# Task
Take the line containing "Reproduce this chart", the line containing "import * as", and all lines between them, and transcribe them exactly. Leave out pictures.

# Records for this exercise
○ ○ ○ ○
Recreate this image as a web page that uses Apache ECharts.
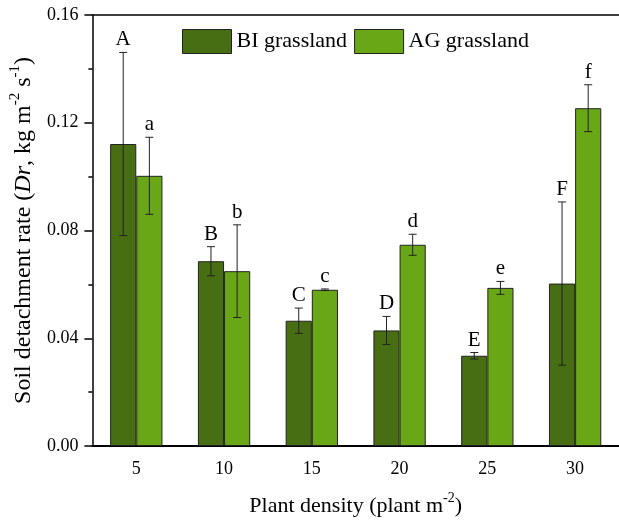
○ ○ ○ ○
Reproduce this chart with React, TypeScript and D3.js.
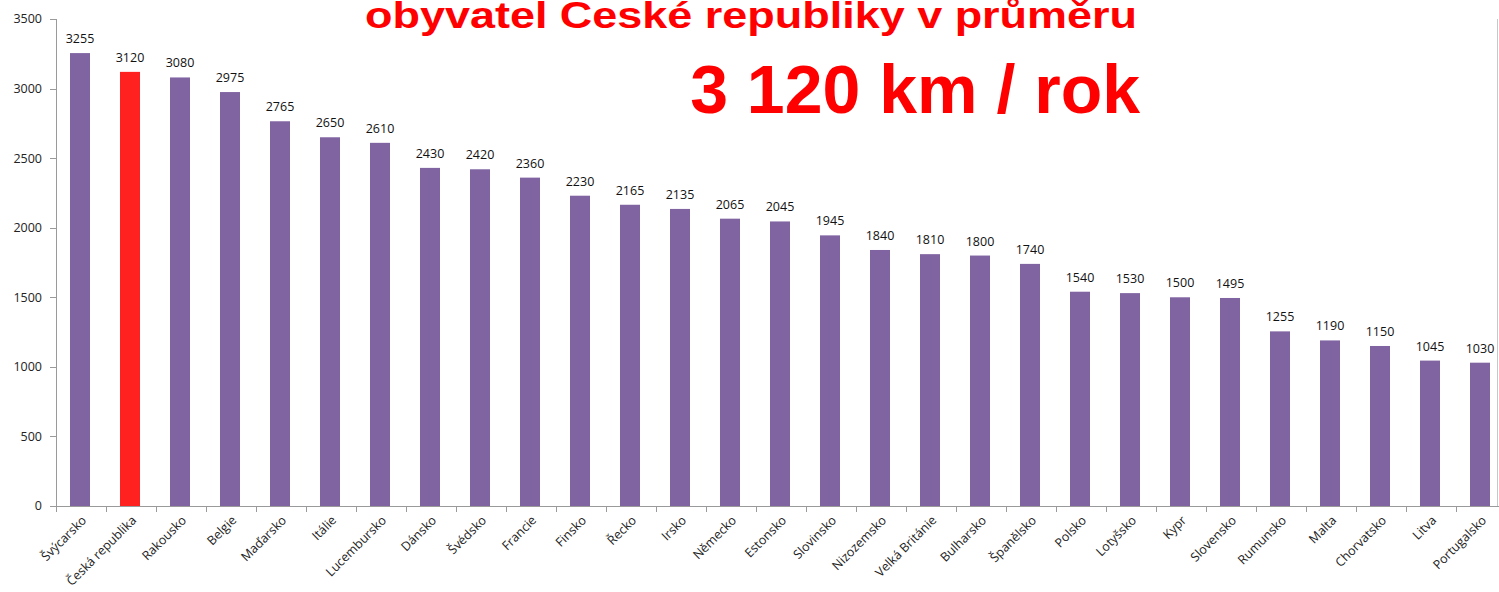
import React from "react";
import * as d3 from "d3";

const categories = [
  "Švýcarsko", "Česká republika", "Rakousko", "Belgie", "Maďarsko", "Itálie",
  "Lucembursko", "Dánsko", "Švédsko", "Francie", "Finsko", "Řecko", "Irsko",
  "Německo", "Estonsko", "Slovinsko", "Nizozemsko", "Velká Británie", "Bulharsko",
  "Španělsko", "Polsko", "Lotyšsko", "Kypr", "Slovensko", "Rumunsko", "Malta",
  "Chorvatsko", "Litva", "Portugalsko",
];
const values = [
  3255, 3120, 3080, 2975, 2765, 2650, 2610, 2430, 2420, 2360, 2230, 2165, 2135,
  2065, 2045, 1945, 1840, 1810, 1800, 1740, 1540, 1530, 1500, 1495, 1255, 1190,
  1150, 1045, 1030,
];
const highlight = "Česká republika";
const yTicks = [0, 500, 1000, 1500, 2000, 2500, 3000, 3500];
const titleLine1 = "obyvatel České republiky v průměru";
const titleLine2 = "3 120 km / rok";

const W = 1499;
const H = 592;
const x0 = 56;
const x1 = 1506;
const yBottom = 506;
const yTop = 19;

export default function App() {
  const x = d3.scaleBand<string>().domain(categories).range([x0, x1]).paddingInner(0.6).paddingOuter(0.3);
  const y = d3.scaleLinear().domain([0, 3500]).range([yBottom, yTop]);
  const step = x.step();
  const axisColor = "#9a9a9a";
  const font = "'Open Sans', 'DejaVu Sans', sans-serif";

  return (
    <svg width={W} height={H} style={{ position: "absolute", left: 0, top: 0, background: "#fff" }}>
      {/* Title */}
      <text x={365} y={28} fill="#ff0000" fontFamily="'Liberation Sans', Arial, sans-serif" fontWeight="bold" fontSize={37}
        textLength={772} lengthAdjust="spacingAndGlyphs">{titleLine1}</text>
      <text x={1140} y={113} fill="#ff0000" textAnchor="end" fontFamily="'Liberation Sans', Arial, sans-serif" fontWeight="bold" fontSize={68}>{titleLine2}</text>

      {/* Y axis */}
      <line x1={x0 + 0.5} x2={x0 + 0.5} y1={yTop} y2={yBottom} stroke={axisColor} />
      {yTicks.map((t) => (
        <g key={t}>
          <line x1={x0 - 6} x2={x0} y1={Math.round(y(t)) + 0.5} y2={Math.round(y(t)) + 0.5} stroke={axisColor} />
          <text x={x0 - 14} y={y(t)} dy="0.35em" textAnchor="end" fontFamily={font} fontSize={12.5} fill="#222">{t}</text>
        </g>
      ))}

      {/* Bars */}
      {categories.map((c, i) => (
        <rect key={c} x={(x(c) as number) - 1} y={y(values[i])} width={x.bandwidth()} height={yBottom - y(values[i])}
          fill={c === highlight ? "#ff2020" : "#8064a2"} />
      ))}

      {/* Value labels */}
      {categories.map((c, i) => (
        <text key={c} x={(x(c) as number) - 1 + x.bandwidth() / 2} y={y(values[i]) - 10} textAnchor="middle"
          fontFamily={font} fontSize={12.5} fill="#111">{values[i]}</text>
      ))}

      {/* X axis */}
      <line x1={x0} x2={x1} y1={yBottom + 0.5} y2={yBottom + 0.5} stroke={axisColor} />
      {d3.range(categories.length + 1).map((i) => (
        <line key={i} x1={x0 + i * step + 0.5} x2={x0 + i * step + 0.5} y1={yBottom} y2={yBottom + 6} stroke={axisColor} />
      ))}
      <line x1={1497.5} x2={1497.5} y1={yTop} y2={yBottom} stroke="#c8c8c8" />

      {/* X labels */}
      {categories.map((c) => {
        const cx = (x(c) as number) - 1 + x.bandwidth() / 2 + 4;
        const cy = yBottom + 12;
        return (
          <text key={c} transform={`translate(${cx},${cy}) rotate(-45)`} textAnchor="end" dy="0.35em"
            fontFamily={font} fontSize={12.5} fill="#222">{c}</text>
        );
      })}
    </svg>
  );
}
○ ○ ○ ○
# Right answer
Reproduce this chart with React, TypeScript and D3.js.
import React from "react";
import * as d3 from "d3";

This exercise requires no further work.